Hoogopgeleiden optimistischer
Hoogopgeleiden zijn vaker optimistisch dan laag- en middelbaar opgeleiden. Van de hoogopgeleiden is 65 procent optimistisch over Nederland, van de middelbaar opgeleiden 54 procent en van de laagopgeleiden 49 procent. Mensen met een Nederlandse achtergrond zeggen vaker dat zij pessimistisch zijn dan mensen met een westerse of niet-westerse migratieachtergrond.

Dit wordt niet verklaard door persoonskenmerken, zoals het feit dat westersen en niet-westersen gemiddeld jonger zijn, of door verschillen in ervaren gezondheid of huishoudensinkomen. Alleen personen met een westerse achtergrond zijn ook vaker optimistisch.

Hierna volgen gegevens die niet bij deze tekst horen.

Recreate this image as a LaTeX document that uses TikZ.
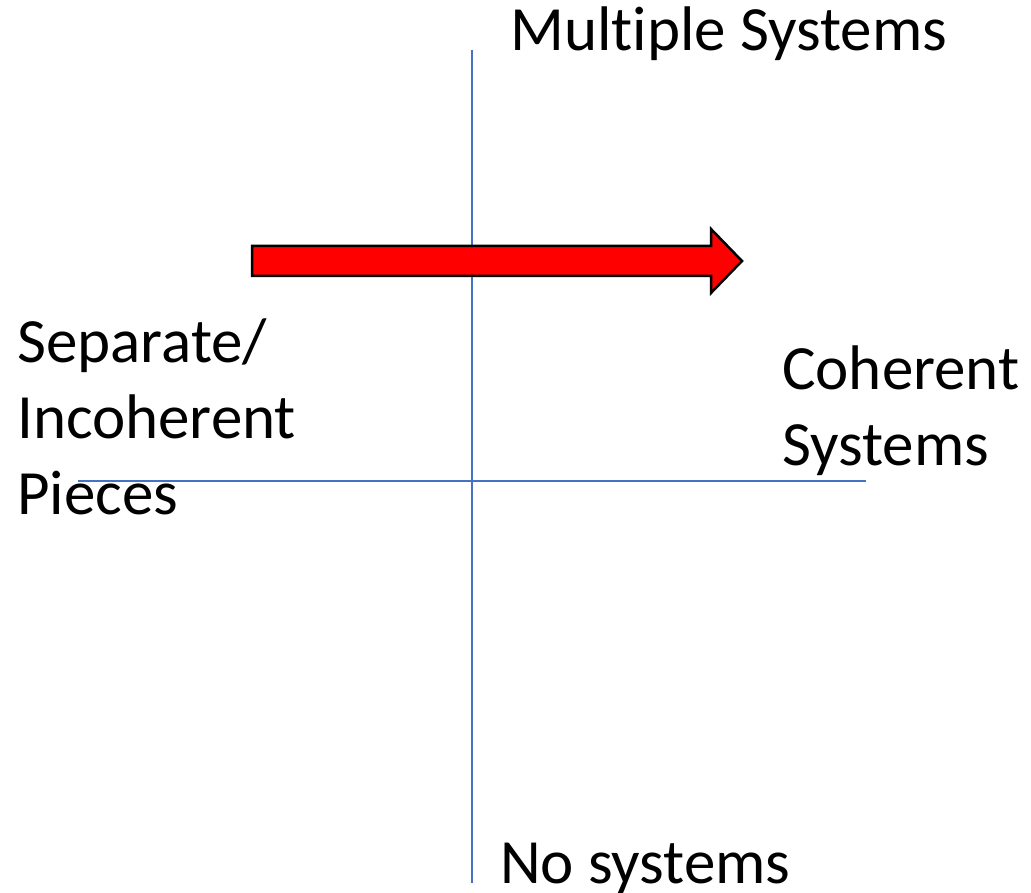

Personen met een Nederlandse of niet-westerse achtergrond verschillen niet in hun optimisme over Nederland.

Een groep van 10 procent vindt dat het duidelijk de verkeerde kant op gaat. Deze groep die sterk pessimistisch is over Nederland is relatief vaak een man (55 procent), tussen 45 en 75 jaar oud (61 procent), laagopgeleid (39 procent) en heeft een Nederlandse achtergrond (81 procent).

Onderzoeksvragen
De mate waarin mensen optimistisch of pessimistisch zijn over Nederland is gemeten door de vraag: ‘Hoe vindt u dat het over het algemeen gaat met Nederland?’ De antwoordmogelijkheden zijn:
1. duidelijk de goede kant op;
2. een beetje de goede kant op;
3. een beetje de verkeerde kant op;
4. duidelijk de verkeerde kant op;
5. weet ik niet.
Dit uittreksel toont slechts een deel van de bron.